Уставал от множества забот и практических дел, холода, большого постоянного психологического напряжения, трудностей быта, заброшенных литературных занятий, конечно, и Лев Николаевич, в эпицентре голода воочию увидевший масштабы несчастья: «Бедствие здесь большое и всё растет, а помощь увеличивается в меньшей прогрессии, чем бедствие, и потому, раз попавши в это положение, невозможно, не могу отстраниться». А попавши, энергично стал вносить ясность и устанавливать порядок в довольно-таки безалаберно и сумбурно организованное дело помощи голодающим, вскоре с удовлетворением и гордостью записывая в дневнике: «Здесь работа идет большая. Загорается и в других местах России». Он и сам никогда не жаловался и не унывал, и помощников своих, несколько подавленных, старался подбодрить: «Смотрите же не унывайте, милые друзья. Я сам всё собираюсь унывать и всё бодрюсь». И ему пришлось по душе сравнение работы в гуще голодающих товарища по 4-му севастопольскому бастиону Николая Петровича Протопопова (еще один «воскреситель») с военной страдой: «Говорят, что в Петербурге не верят серьезности положения. Это грех. Я встретил у Раевского моряка Протопопова, с которым мы вместе были 35 лет тому назад на Язоновском редуте в Севастополе. Он очень милый человек, теперь председатель управы, хлопочет, покупает хлеб. Он очень верно сказал мне, что испытывает чувство, подобное тому, которое было в Севастополе».

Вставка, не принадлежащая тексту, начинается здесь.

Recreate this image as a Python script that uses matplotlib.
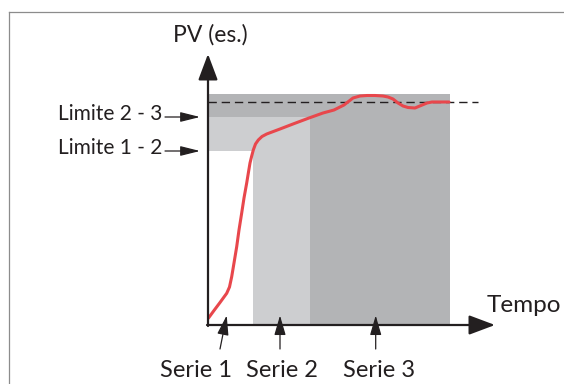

Вера Величкина, молоденькая курсистка-медичка, запомнившаяся Илье Львовичу маленьким и беспомощным, непрактичным ребенком с огромной банкой монпансье под мышкой, близко сошедшаяся с Марией Львовной, доверявшей ей свои сердечные тайны, наивная, но наблюдательная и бесстрашная (позднее она станет женой секретаря Ленина Владимира Дмитриевича Бонч-Бруевича), в книге «В голодный год с Львом Толстым» так описывала рабочий день писателя в Бегичевке:
«Каждое утро вставали мы в седьмом часу, так как передняя была уже битком набита народом. Если мы немножко просыпали, то Лев Николаевич, проходя по коридору, стучал нам в двери. Утро работали мы вместе в передней, разбирая просьбы, нужды собравшегося народа. Затем кто-нибудь один оставался дома, а остальные разъезжались по окрестным деревням, всегда посоветовавшись раньше со Львом Николаевичем. Он неизменно был в курсе дела и всегда помнил каждую мелочь, куда и зачем нужно было ехать. Но занятие с народом в передней его всегда несколько расстраивало и мешало его литературным занятиям; и мы, по возможности, старались предупредить его приход, чтобы он мог поработать утром за письменным столом. В такие дни он чувствовал себя гораздо лучше, спокойнее. Но это не всегда удавалось, так как вставал он очень рано и не мог видеть, чтобы народ дожидался».